Over at Gabe's place, Deb is rifling through his drawers as he sleeps. Nice one, Deb. You couldn't just wait until he was in the shower? Of course, he wakes up and says, "My meth lab's in the sock drawer." Hee! Nice, dude! I would never be able to say something clever on the spot like that. "This looks bad, doesn't it?" Deb asks. "Yeah. Think your panties help." "Would you believe I'm trying to get to know you better?" No, I'd believe you were a snooping little conniver, though. "You know how I told you the last guy I had sex with tried to kill me? Well, that was kind of true. He was the Ice Truck Killer." "Who is he?" Gabe asks earnestly. "Not fuckin' funny," Deb says seriously. He tries to convince her he's never heard of him, but Deb thinks he fucking with her. "Deb, I've been in El Salvador visiting family for six months. I just got back." Deb says, "So unlike every other jackass out there who thinks I'm a trophy fuck, you had no idea who I was when you hit on me at the gym?" He replies that when he did that, it was because he thought she was hot. "Good answer." Heh. He motions for her to get back in bed, and they snuggle up under the covers. Of course, she has to ruin the moment by asking, "So, what's hot about me?"

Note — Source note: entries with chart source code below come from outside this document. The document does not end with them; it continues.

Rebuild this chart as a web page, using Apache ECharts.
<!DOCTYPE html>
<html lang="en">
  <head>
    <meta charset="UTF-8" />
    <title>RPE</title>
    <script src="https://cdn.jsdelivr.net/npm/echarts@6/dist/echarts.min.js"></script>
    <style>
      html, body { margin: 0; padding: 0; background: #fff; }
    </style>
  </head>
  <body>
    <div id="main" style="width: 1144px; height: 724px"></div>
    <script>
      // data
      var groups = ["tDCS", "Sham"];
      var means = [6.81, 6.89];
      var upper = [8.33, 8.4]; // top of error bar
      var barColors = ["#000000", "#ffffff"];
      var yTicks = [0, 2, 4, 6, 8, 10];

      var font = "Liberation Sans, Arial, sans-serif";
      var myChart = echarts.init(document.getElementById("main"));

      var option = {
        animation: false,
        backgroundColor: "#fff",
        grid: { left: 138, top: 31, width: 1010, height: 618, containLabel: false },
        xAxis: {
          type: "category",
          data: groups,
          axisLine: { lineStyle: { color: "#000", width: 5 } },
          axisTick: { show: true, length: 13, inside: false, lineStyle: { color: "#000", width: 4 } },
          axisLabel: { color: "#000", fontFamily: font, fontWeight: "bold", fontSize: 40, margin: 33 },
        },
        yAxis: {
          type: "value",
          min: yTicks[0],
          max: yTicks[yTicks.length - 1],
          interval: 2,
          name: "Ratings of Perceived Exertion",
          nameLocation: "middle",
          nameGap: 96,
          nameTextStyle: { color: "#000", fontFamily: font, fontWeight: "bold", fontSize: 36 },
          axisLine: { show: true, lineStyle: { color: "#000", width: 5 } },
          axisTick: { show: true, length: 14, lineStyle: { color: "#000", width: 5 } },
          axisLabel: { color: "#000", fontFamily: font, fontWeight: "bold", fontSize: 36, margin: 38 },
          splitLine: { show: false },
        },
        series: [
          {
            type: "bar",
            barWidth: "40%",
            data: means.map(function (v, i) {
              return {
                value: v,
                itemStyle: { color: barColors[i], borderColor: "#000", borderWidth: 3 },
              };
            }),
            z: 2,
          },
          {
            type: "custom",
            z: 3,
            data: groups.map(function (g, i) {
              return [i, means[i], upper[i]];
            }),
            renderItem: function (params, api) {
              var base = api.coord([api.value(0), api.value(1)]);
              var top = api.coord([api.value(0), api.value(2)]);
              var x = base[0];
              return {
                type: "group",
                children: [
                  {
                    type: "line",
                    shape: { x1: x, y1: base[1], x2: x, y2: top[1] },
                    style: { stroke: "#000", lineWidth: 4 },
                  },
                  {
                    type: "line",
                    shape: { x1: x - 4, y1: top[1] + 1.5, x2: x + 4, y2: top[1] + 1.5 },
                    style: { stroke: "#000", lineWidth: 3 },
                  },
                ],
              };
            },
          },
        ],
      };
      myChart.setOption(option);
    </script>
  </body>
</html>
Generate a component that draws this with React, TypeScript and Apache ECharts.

Armadillo time! When isn't it, really? No, but seriously, the kids, Rita, and her mother are all freaking out about this armadillo that somehow got into the house, which is really random because it's not like it's a spider or a cockroach, or even a mouse that can just sneak in through a crack. An armadillo really needs a nice open door to get in. Maybe Rita's house is just a piece of shit, and has armadillo-sized holes everywhere. Sorry, I just really like to type "armadillo." Armadillo. See? I'm great. Anyhow, Dexter grabs a broom and sweeps that fucker out of there as it hisses pissedly. Everyone claps, and Rita hugs him, calling him her hero. Rita then grabs the kids and tells them it's time to get ready for school. After they're all gone, Dexter small-talks with Mama: "So, any armadillos in Michigan?" "No." He tries to joke more about armadillos, which I'm fine with, but she's not biting: "You think you're charming, don't you? I'm sure that works for you most of the time. It did for Paul." Ouch, lady! Dang. "I know what you are." "Confused?" he offers. Mama pulls out some NA literature, and wonders aloud why Rita would be printing the stuff out with Paul dead. "Recently, I entered the program." "I knew it." "I would never hurt Rita like Paul did." "Because I'm not going to give you that chance." Kill her, dude. She continues, "It's just a matter of time until you pull her under just like he did." Dexter asks if she's discussed any of this with Rita, and she says no. "But I will if you don't do the right thing here. If you truly care about this family like you say you do, you will let my daughter and those sweet children go." That's some weak sauce, Mama. You've got some nerve.